Sacred Mirror of Kofun


Developer-Publisher:    Hercules

Release Date:    1996

PC Requirements:  Win95/Win98/Win3.1, 486-33, P75, 8 MB RAM




by syd

The Sacred Mirror of Kofun
Windows 95/98
Point and click adventure/edutainment
Can still buy it here :

The Story

You play Chris Young, a hot shot racecar driver who also has a keen interest in marine technology. For some unknown reason this convinces Jean-Michael Cousteau that you are the right person to head up an ocean expedition to find the perfect location in the ocean to launch a research lab called the Poseidon.

You arrive in Honolulu to take control of the Antares – a high tech ship that is owned by the aforementioned Mr. Cousteau. But before you even get your feet wet so to speak, a message from Steve Grant, head of the WWHF, (Worldwide Heritage Foundation) comes over the vid-phone asking you for help. Seems the foundation is financing the search for the Sacred Mirror of Kofun and the top archaeologist (and good friend of Steve Grant’s) John Braddy has gone missing. You are asked in addition to searching for the ideal spot on the ocean floor, to do a little side searching and see if you can find Mr. Braddy – the only clue consisting of a video tape of his last known location.

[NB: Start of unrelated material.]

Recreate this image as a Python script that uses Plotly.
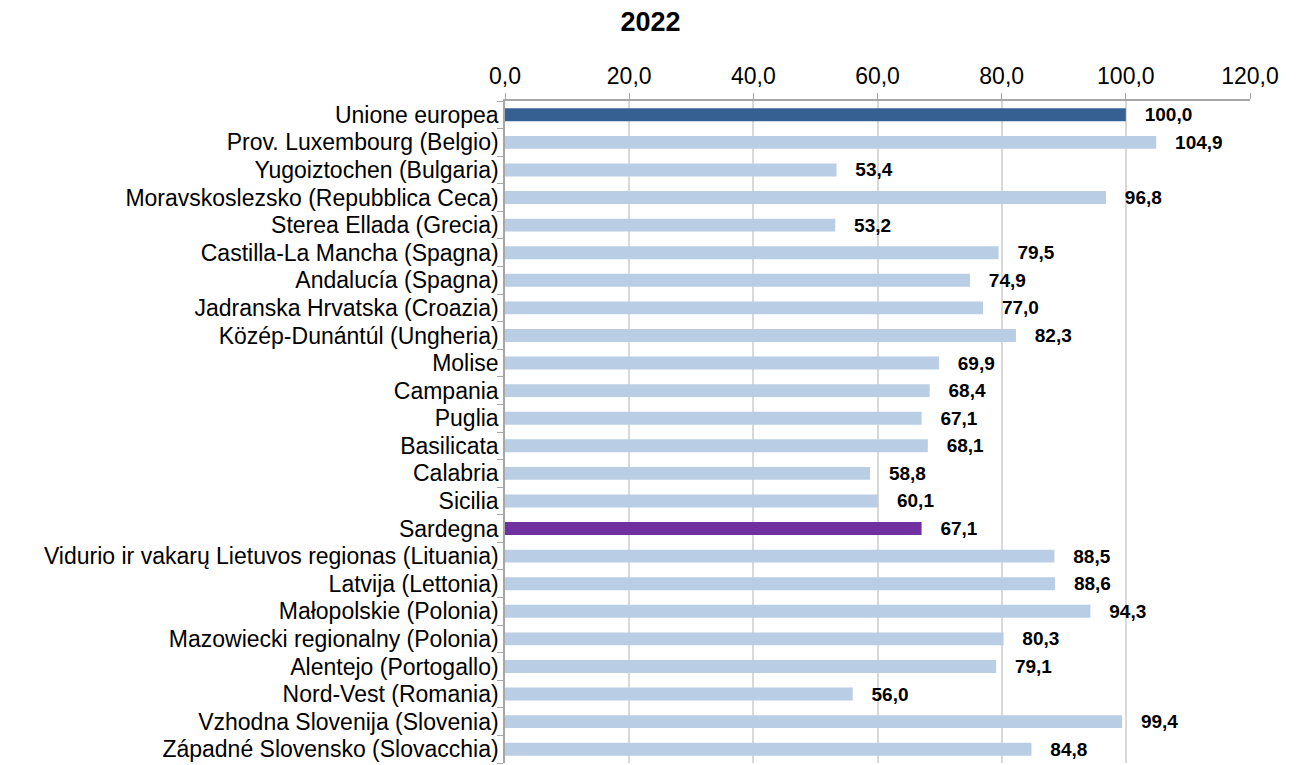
import plotly.graph_objects as go

regioni = ["Unione europea", "Prov. Luxembourg (Belgio)", "Yugoiztochen (Bulgaria)",
           "Moravskoslezsko (Repubblica Ceca)", "Sterea Ellada (Grecia)",
           "Castilla-La Mancha (Spagna)", "Andalucía (Spagna)", "Jadranska Hrvatska (Croazia)",
           "Közép-Dunántúl (Ungheria)", "Molise", "Campania", "Puglia", "Basilicata",
           "Calabria", "Sicilia", "Sardegna",
           "Vidurio ir vakarų Lietuvos regionas (Lituania)", "Latvija (Lettonia)",
           "Małopolskie (Polonia)", "Mazowiecki regionalny (Polonia)",
           "Alentejo (Portogallo)", "Nord-Vest (Romania)", "Vzhodna Slovenija (Slovenia)",
           "Západné Slovensko (Slovacchia)"]
valori = [100.0, 104.9, 53.4, 96.8, 53.2, 79.5, 74.9, 77.0, 82.3, 69.9, 68.4, 67.1,
          68.1, 58.8, 60.1, 67.1, 88.5, 88.6, 94.3, 80.3, 79.1, 56.0, 99.4, 84.8]

colori = []
for r in regioni:
    if r == "Unione europea":
        colori.append("#376092")
    elif r == "Sardegna":
        colori.append("#7030A0")
    else:
        colori.append("#B9CDE5")

testi = ["   " + f"{v:.1f}".replace(".", ",") for v in valori]

fig = go.Figure()
fig.add_trace(go.Bar(x=valori, y=regioni, orientation="h",
                     marker=dict(color=colori, line=dict(width=0)),
                     width=0.47,
                     text=testi, textposition="outside", cliponaxis=False,
                     constraintext="none",
                     textfont=dict(family="Liberation Sans", size=19, color="black", weight="bold")))

# the page adds an 8px body margin, so the figure is a bit smaller than the window
fig.update_layout(
    title=dict(text="<b>2022</b>", x=0.4988, y=0.9815, xanchor="center", yanchor="middle",
               font=dict(family="Liberation Sans", size=27, color="black")),
    width=1288, height=757,
    margin=dict(l=497, r=46, t=93, b=2, autoexpand=False),
    plot_bgcolor="white", paper_bgcolor="white",
    font=dict(family="Liberation Sans", size=22, color="black"),
    showlegend=False,
    separators=",.",
)
fig.update_xaxes(side="top", range=[0, 120], dtick=20, tickformat=".1f",
                 showgrid=True, gridcolor="#D9D9D9", gridwidth=1.5,
                 showline=True, linecolor="#A6A6A6", linewidth=1.5,
                 ticks="outside", ticklen=6, tickcolor="#A6A6A6",
                 zeroline=False, automargin=False, tickfont=dict(size=23))
fig.update_yaxes(autorange="reversed", showline=True, linecolor="#A6A6A6", linewidth=1.5,
                 tickmode="array", tickvals=regioni, ticktext=regioni,
                 ticks="outside", tickson="boundaries", ticklen=6, tickcolor="#A6A6A6",
                 showgrid=False, automargin=False, tickfont=dict(size=23))

fig.write_html("out.html")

What is the Sacred Mirror of Kofun? Well, ancient Japanese legend tells of a polished mirror that the wife of a mighty warlord gave to him. The reflection from the mirror was said to have helped defeat his enemies. This mirror was said to have been buried in the warlord’s’ tomb when he died. Of course, no one could find it so it was written off as a myth, until one day an ancient document was found that spoke of the mirror and also pointed to some archeological proof of it’s existence. You are therefore asked to wait for one more crew member to arrive – Ann Fong, who is an expert in ancient Japanese legends and the Mirror in particular. The other two members of the team are Paul Sinus, who’s main duty is to keep the high tech equipment aboard the ship working – ( he is also the one who developed EDWARD, the onboard computer) – and Lucciana Capucci, who is an expert in underwater fauna. You interact with the other crew members through the ship’s intercom system.

Game Play

You control the ship by use of an Automap – course information is stored automatically in EDWARD. He will enter additional course information as you find more and more clues about where you need to go.

Everything you find of importance needs to be run through EDWARD’s database. Most of the information you gather will be photos collected on various dives or from the islands you visit. Also certain conversations with the other crew members will trigger information to be added to EDWARD’s database.

The game consists of 3 disks and there is some annoying disk swapping if you do the dives out of order – which of course you will unless you follow the walkthrough to a tee. The underwater videos are actual footage made by divers – you are to take X number of pictures in each dive or island location. This information after run through EDWARD will tell you whether or not that particular place is suitable for the lab to be launched or will give you more information about what happened to Braddy. You dive by using Angel Sharks – which are underwater sleds basically – so, not only do you have to make certain you find the correct thing to take a picture of (it’s pretty easy – the cursor changes to a bold shape when you pass over the correct place) but you have to watch your air supply. If you’re running low you need to head back to the surface and then re-dive (the pictures you previously took will be saved).

There is actually very little inventory – I remember carrying maybe four things max and that was when I was on the island of Eten – and as soon as I left the island and went back to the ship almost all the inventory was gone. This game is a clue gathering based game not an inventory based game.

The biggest drawback to this game is it happens to be very buggy – at least my game was. And as far as I know there were and are no patches for it. Saving was not a problem. I saved a great deal and never ran out of slots, which was necessary due to above mentioned bugs.

All in all this was a different sort of game. It has a marvelous encyclopedia full of wonderful information – I spent a great deal of time looking stuff up. Some was required to answer questions to the puzzles, but mostly I just wanted to know more about what I was looking at – from the fish in the ocean to the underwater wrecks you swam through, to the history of the islands you visited.

As far as recommending it to anyone – I would do so only for those who do not frustrate easily. This game will drive you up the wall if you don’t have patience. I am just plain stubborn about certain things and haven’t let a game beat me yet – Kofun came close a few times but I won in the end.